Groundbreaking for the chapel took place on May 11, 1952, and the first worship service was held on November 3, 1952. This initial chapel later became Rygh Hall, named after Pastor Marvin Rygh, who served as the congregation's second pastor for 28 years. Rygh came from Canton Lutheran Church of Canton, South Dakota. He studied at St. Olaf College and Luther Seminary. He served in the United States Coast Guard and the United States Army during World War II. His first service was in 1957.

=== Growth and expansion ===
In 1958, the church hosted an event featuring Louis Zamperini, the Torrance High School track and Olympic star, and author of "Devil at My Heels." Known for surviving 47 days adrift in the Pacific Ocean after a plane crash during World War II and over two years of brutal captivity as a Japanese prisoner of war, Zamperini shared his experiences and insights as a Christian evangelist with the church community.

As the congregation grew in the early 1960s, plans for a larger church building emerged, leading to groundbreaking for the new sanctuary on March 10, 1963, which was dedicated on March 9, 1964. Membership peaked at over 1,800 in 1965, and while the official name remains Lutheran Church of the Resurrection, it is widely known as Resurrection Lutheran Church (RLC).
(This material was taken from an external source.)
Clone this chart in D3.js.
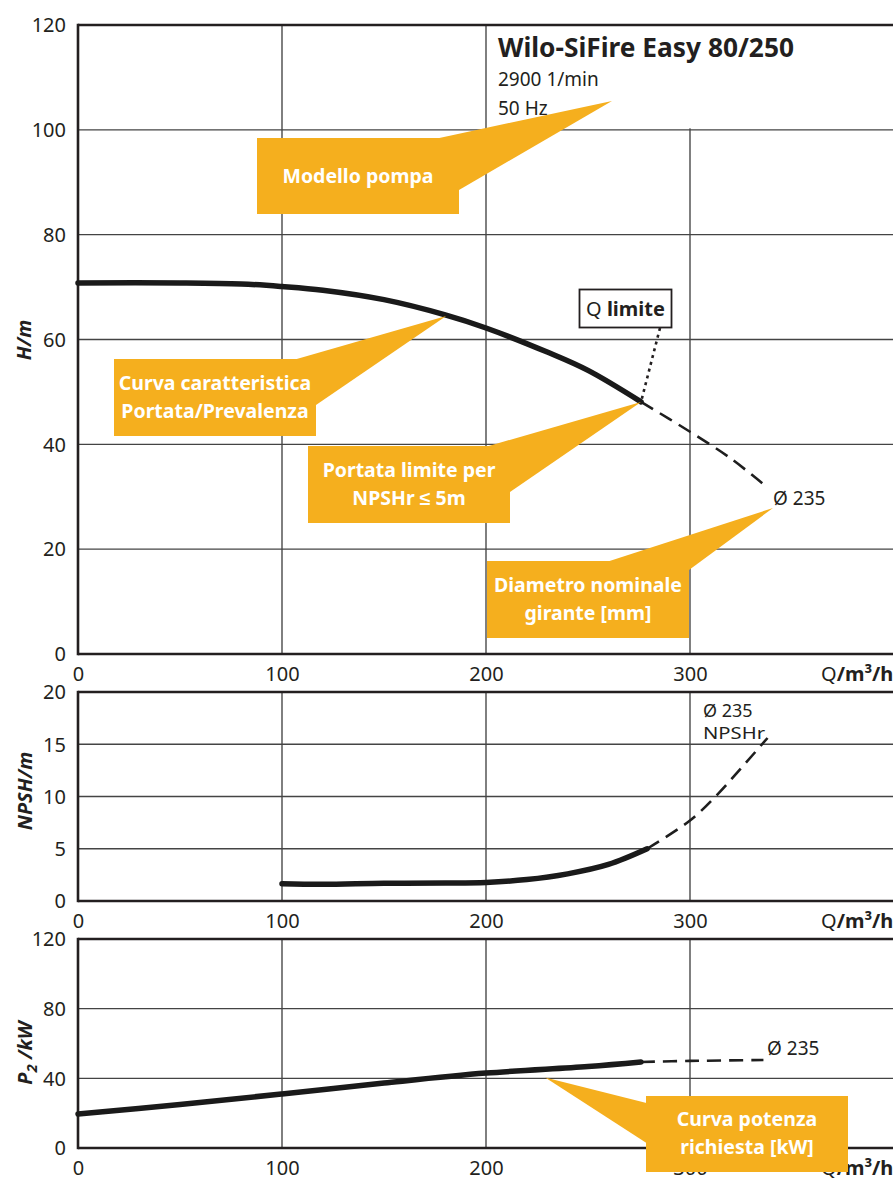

== Riviera Hall Lutheran School ==
The church also established an elementary school called Riviera Hall Lutheran School in 1952, which expanded to include grades K-8 by 1956 and currently serves over 200 students. Riviera Hall Lutheran Preschool was added in 1968. Former United States President Bill Clinton attended his nephew's graduation from Riviera Hall in 2008.

The school participates in a number of community activities. Students at the school have participated in Locks of Love. In 2019, fifth graders presented the idea of reusable biodegradable utensils as a sustainable solution to reduce plastic waste during their participation in the California National Geographic Society contest. Fathers with children at the school started a program called "Rad Dads" to enhance security.

Professional baseball player Morgan Ensberg attended Riviera Hall.

== Musical performances ==
In 1993, RLC hosted the Philippine Orphan's Choir for a presentation of "Never a Child," a three-act concert featuring gospel and traditional Filipino songs and dances, to benefit Filipino orphans living at the David Livingstone Missionary Foundation Children's Village in Cebu.

In 2007, the Watoto Children's Choir performed at the church. During this visit, parishioner Corina O’Neill hosted one of the children and gifted him drumsticks that sparked his passion for drumming. Years later, Kiyaga returned as a chaperone and drummer, crediting the church's support with guiding him to join a church band and earn a college degree].

== Art collection ==
In 2010, a member of the church discovered a rustic Crown of Thorns sculpture while searching the heater room, leading to an exploration of the church's collection of artwork by notable artists. The church subsequently showcased this collection, including the Crown of Thorns and works by former members, at a public art show, highlighting its historical significance.

== Community service ==
In 1990, RLC participated in a walk-a-thon to benefit people experiencing homelessness. In 2013, RLC held a benefit event on Saturday for a local family in need, featuring various activities such as a silent auction and food offerings.